[ベルリン 25日 ロイター] - 独有力経済団体、ドイツ産業連盟(BDI)のディーター・ケンプ会長は25日、独国債のマイナス利回りで利払い費が抑えられる一方で投資家からの需要が非常に強いことを踏まえて、政府は新規国債を発行せずに財政収支を均衡化する方針を撤回すべきだと主張した。
メルケル独政権に対しては、財政均衡の方針を撤回した上で、リセッション(景気後退)入りが懸念されている国内経済を支援するために憲法が定める財政規律の下で新規借り入れを行うべきという声が国内外で上がっている。
ケンプ会長はベルリンで外国メディアに対し、憲法で規定されている財政規律の下で「政府は年間100億─120億ユーロの国債発行が可能だ。
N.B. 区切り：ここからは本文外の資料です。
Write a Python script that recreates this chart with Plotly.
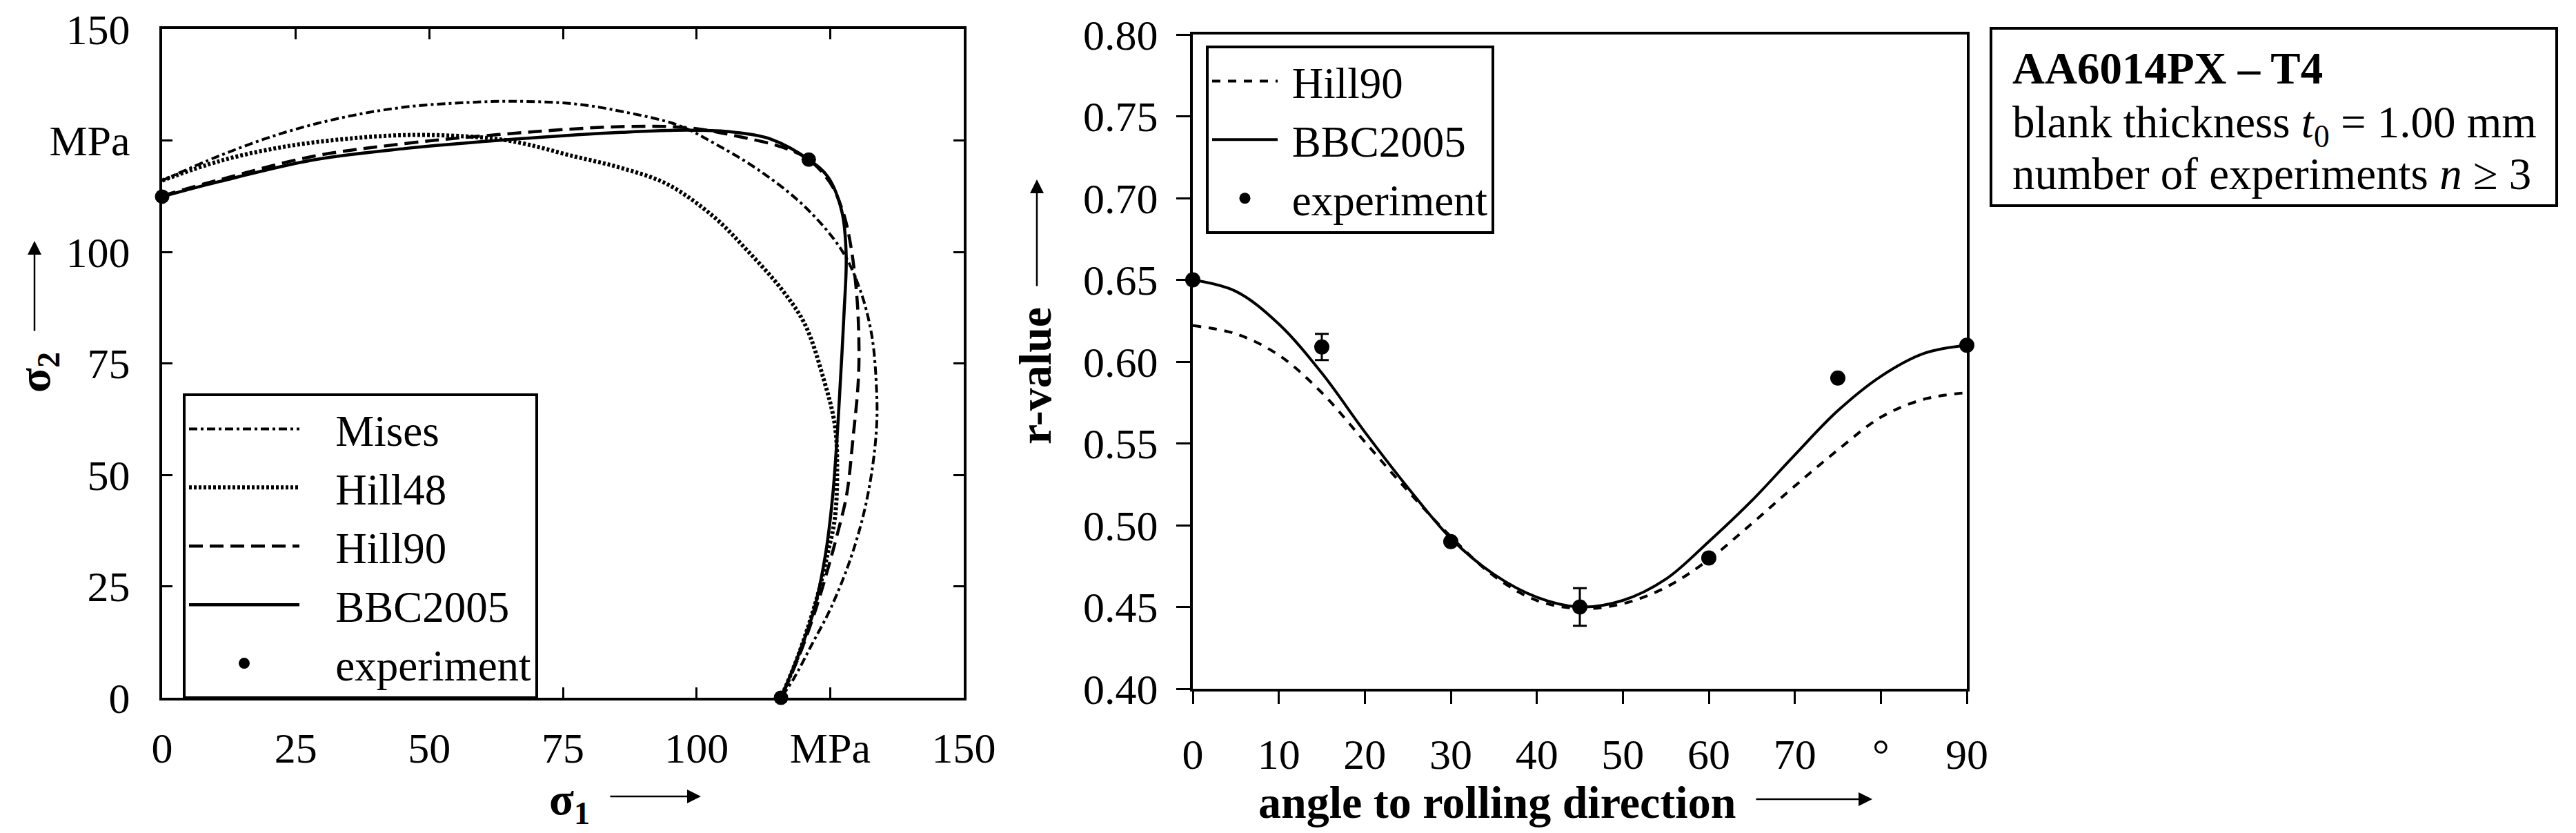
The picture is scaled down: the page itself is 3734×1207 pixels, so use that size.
import plotly.graph_objects as go

# ---- left panel: yield loci in the first quadrant (MPa) ----
mises_s1 = [0, 10.8, 22.4, 34.0, 45.5, 57.0, 65.6, 77.2, 86.0, 96.6, 103.1, 111.7, 120.3,
            127.2, 130.6, 132.8, 133.7, 133.7, 132.8, 131.1, 128.5, 125.0, 121.6, 118.2, 115.8]
mises_s2 = [116.0, 121.6, 126.6, 130.2, 132.5, 133.5, 133.8, 133.2, 131.5, 128.4, 124.5, 118.3, 110.1,
            100.3, 91.5, 81.2, 68.6, 61.0, 50.7, 40.4, 30.1, 19.8, 12.0, 4.3, 0]

hill48_s1 = [0, 10.8, 22.4, 34.0, 45.5, 57.0, 65.6, 77.2, 86.0, 94.5, 103.1, 109.5, 116.0,
             120.3, 123.8, 125.9, 126.3, 125.9, 124.6, 122.5, 119.0, 115.8]
hill48_s2 = [116.0, 120.4, 123.5, 125.3, 126.2, 125.9, 124.8, 121.4, 118.8, 115.2, 108.0, 100.3, 91.5,
             83.7, 71.4, 61.0, 50.8, 40.4, 32.7, 22.3, 9.4, 0]

hill90_s1 = [0, 10.8, 28.1, 45.5, 62.8, 85.9, 98.8, 107.4, 116.0, 121.0, 125.0, 127.4, 128.8,
             130.0, 130.4, 130.2, 129.3, 128.1, 126.3, 124.6, 122.3, 119.2, 115.8]
hill90_s2 = [112.6, 116.2, 121.4, 124.3, 126.3, 128.1, 127.8, 126.0, 123.5, 120.7, 115.5, 109.0, 101.8,
             90.0, 78.0, 69.8, 58.5, 45.6, 36.5, 29.0, 19.8, 9.4, 0]

bbc_s1 = [0, 10.8, 28.1, 45.5, 62.8, 85.9, 98.8, 107.4, 113.9, 121.0, 124.6, 127.2, 128.0,
          127.6, 126.8, 126.3, 125.5, 124.2, 122.0, 119.0, 115.8]
bbc_s2 = [112.4, 115.8, 120.6, 123.2, 125.0, 126.8, 127.3, 126.8, 125.3, 120.7, 116.8, 109.0, 99.2,
          86.3, 68.6, 58.5, 45.6, 32.7, 19.8, 9.4, 0]

exp_s1 = [0, 121.0, 115.8]
exp_s2 = [112.4, 120.7, 0]

stress_ticks = [0, 25, 50, 75, 100, 125, 150]
stress_text = ["0", "25", "50", "75", "100", "MPa", "150"]

# ---- right panel: r-value vs angle to rolling direction ----
model_angle = [0, 5, 10, 15, 20, 25, 30, 35, 40, 45, 50, 55, 60, 65, 70, 75, 80, 85, 90]
bbc_r = [0.650, 0.643, 0.623, 0.593, 0.557, 0.523, 0.492, 0.470, 0.456, 0.450, 0.454, 0.467,
         0.490, 0.515, 0.543, 0.570, 0.591, 0.605, 0.610]
hill90_r = [0.622, 0.617, 0.604, 0.581, 0.551, 0.521, 0.493, 0.469, 0.454, 0.449, 0.452, 0.462,
            0.479, 0.501, 0.524, 0.546, 0.566, 0.577, 0.581]

exp_angle = [0, 15, 30, 45, 60, 75, 90]
exp_r = [0.650, 0.609, 0.490, 0.450, 0.480, 0.590, 0.610]
exp_r_err = [0, 0.008, 0, 0.0115, 0, 0, 0]

angle_ticks = [0, 10, 20, 30, 40, 50, 60, 70, 80, 90]
angle_text = ["0", "10", "20", "30", "40", "50", "60", "70", "°", "90"]
r_ticks = [0.40, 0.45, 0.50, 0.55, 0.60, 0.65, 0.70, 0.75, 0.80]

W, H = 3734, 1207
FONT = "Liberation Serif"
NB = "\u00a0"


def px_x(p):
    return p / W


def px_y(p):
    return 1 - p / H


fig = go.Figure()

# left panel curves
fig.add_trace(go.Scatter(x=mises_s1, y=mises_s2, mode="lines", name=NB * 3 + "Mises", legend="legend",
                         line=dict(color="black", width=4, dash="12px,5px,4px,5px", shape="spline"),
                         xaxis="x", yaxis="y", cliponaxis=False))
fig.add_trace(go.Scatter(x=hill48_s1, y=hill48_s2, mode="lines", name=NB * 3 + "Hill48", legend="legend",
                         line=dict(color="black", width=6, dash="4px,3px", shape="spline"),
                         xaxis="x", yaxis="y", cliponaxis=False))
fig.add_trace(go.Scatter(x=hill90_s1, y=hill90_s2, mode="lines", name=NB * 3 + "Hill90", legend="legend",
                         line=dict(color="black", width=4.5, dash="20px,10px", shape="spline"),
                         xaxis="x", yaxis="y", cliponaxis=False))
fig.add_trace(go.Scatter(x=bbc_s1, y=bbc_s2, mode="lines", name=NB * 3 + "BBC2005", legend="legend",
                         line=dict(color="black", width=4.5, shape="spline"),
                         xaxis="x", yaxis="y", cliponaxis=False))
fig.add_trace(go.Scatter(x=exp_s1, y=exp_s2, mode="markers", name=NB * 3 + "experiment", legend="legend",
                         marker=dict(color="black", size=21),
                         xaxis="x", yaxis="y", cliponaxis=False))

# right panel curves
fig.add_trace(go.Scatter(x=model_angle, y=hill90_r, mode="lines", name=NB + "Hill90", legend="legend2",
                         line=dict(color="black", width=4, dash="12px,11px", shape="spline"),
                         xaxis="x2", yaxis="y2", cliponaxis=False))
fig.add_trace(go.Scatter(x=model_angle, y=bbc_r, mode="lines", name=NB + "BBC2005", legend="legend2",
                         line=dict(color="black", width=4, shape="spline"),
                         xaxis="x2", yaxis="y2", cliponaxis=False))
fig.add_trace(go.Scatter(x=exp_angle, y=exp_r, mode="markers", name=NB + "experiment", legend="legend2",
                         marker=dict(color="black", size=22),
                         error_y=dict(type="data", array=exp_r_err, color="black", thickness=3, width=10),
                         xaxis="x2", yaxis="y2", cliponaxis=False))

tickfont = dict(family=FONT, size=62, color="black")
axis_common = dict(showgrid=False, zeroline=False, showline=True, linecolor="black",
                   linewidth=4, tickfont=tickfont, tickcolor="black", automargin=False)

fig.update_layout(
    width=W, height=H,
    margin=dict(l=0, r=0, t=0, b=0),
    paper_bgcolor="white", plot_bgcolor="white",
    font=dict(family=FONT, color="black"),
    xaxis=dict(domain=[px_x(235), px_x(1397)], range=[0, 150], tickvals=stress_ticks,
               ticktext=stress_text, ticks="inside", ticklen=15, tickwidth=3, mirror="ticks",
               ticklabelstandoff=16, anchor="y", **axis_common),
    yaxis=dict(domain=[px_y(1011), px_y(42)], range=[0, 150], tickvals=stress_ticks,
               ticktext=stress_text, ticks="inside", ticklen=15, tickwidth=3, mirror="ticks",
               ticklabelstandoff=30, anchor="x", **axis_common),
    xaxis2=dict(domain=[px_x(1729), px_x(2851)], range=[0, 90], tickvals=angle_ticks,
                ticktext=angle_text, ticks="outside", ticklen=18, tickwidth=3, mirror=True,
                ticklabelstandoff=20, anchor="y2", **axis_common),
    yaxis2=dict(domain=[px_y(998), px_y(50)], range=[0.40, 0.80], tickvals=r_ticks,
                tickformat=".2f", ticks="outside", ticklen=20, tickwidth=3, mirror=True,
                ticklabelstandoff=14, anchor="x2", **axis_common),
    legend=dict(x=px_x(265), y=px_y(570), xanchor="left", yanchor="top",
                bordercolor="black", borderwidth=4, bgcolor="white",
                font=dict(family=FONT, size=63, color="black"), itemwidth=160,
                tracegroupgap=0),
    legend2=dict(x=px_x(1748), y=px_y(66), xanchor="left", yanchor="top",
                 bordercolor="black", borderwidth=4, bgcolor="white",
                 font=dict(family=FONT, size=63, color="black"), itemwidth=95,
                 tracegroupgap=0),
    showlegend=True,
)

title_font = dict(family=FONT, size=66, color="black")
titles = [
    dict(text="<b>σ<sub>2</sub></b>", x=px_x(54), y=px_y(540), textangle=-90),
    dict(text="<b>σ<sub>1</sub></b>", x=px_x(825), y=px_y(1162)),
    dict(text="<b>r-value</b>", x=px_x(1501), y=px_y(545), textangle=-90),
    dict(text="<b>angle to rolling direction</b>", x=px_x(2170), y=px_y(1162)),
]
for a in titles:
    fig.add_annotation(xref="paper", yref="paper", showarrow=False, font=title_font,
                       xanchor="center", yanchor="middle", **a)

# axis-direction arrows (head position, tail offset in px)
arrows = [
    (50, 349, 0, 132),
    (1016, 1154, -133, 0),
    (1503, 260, 0, 156),
    (2714, 1158, -170, 0),
]
for hx, hy, ax, ay in arrows:
    fig.add_annotation(text="", xref="paper", yref="paper", x=px_x(hx), y=px_y(hy),
                       ax=ax, ay=ay, showarrow=True, arrowhead=2, arrowsize=1.6,
                       arrowwidth=2.5, arrowcolor="black", standoff=0)

# info box
fig.add_shape(type="rect", xref="paper", yref="paper",
              x0=px_x(2886), x1=px_x(3706), y0=px_y(298), y1=px_y(41),
              line=dict(color="black", width=4), fillcolor="white")
info_lines = [
    ("<b>AA6014PX – T4</b>", 99),
    ("blank thickness <i>t</i><sub>0</sub> = 1.00 mm", 182),
    ("number of experiments <i>n</i> ≥ 3", 252),
]
for txt, yy in info_lines:
    fig.add_annotation(text=txt, xref="paper", yref="paper", x=px_x(2915), y=px_y(yy),
                       xanchor="left", yanchor="middle", showarrow=False,
                       font=dict(family=FONT, size=65, color="black"))

fig.write_html("out.html", config={"displayModeBar": False},
               post_script="document.body.style.margin='0';document.body.style.overflow='hidden';")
それを公的支出に回せる」と語った。
同氏は、景気が落ち込む中、経済を巡る状況も変わったと指摘。同時に、ドイツに対しては潜在的な投資需要が強く、独国債利回りがマイナスとなっているにもかかわらず投資家は上乗せ分を払ってでも新規国債に投資したがっていると述べた。
連立与党は前週、気候変動対策に向けた政策パッケージについて、新規国債を発行せずに実施することで合意した。ただ、環境保護団体などはさらに踏み込んだ対策が必要だとして批判している。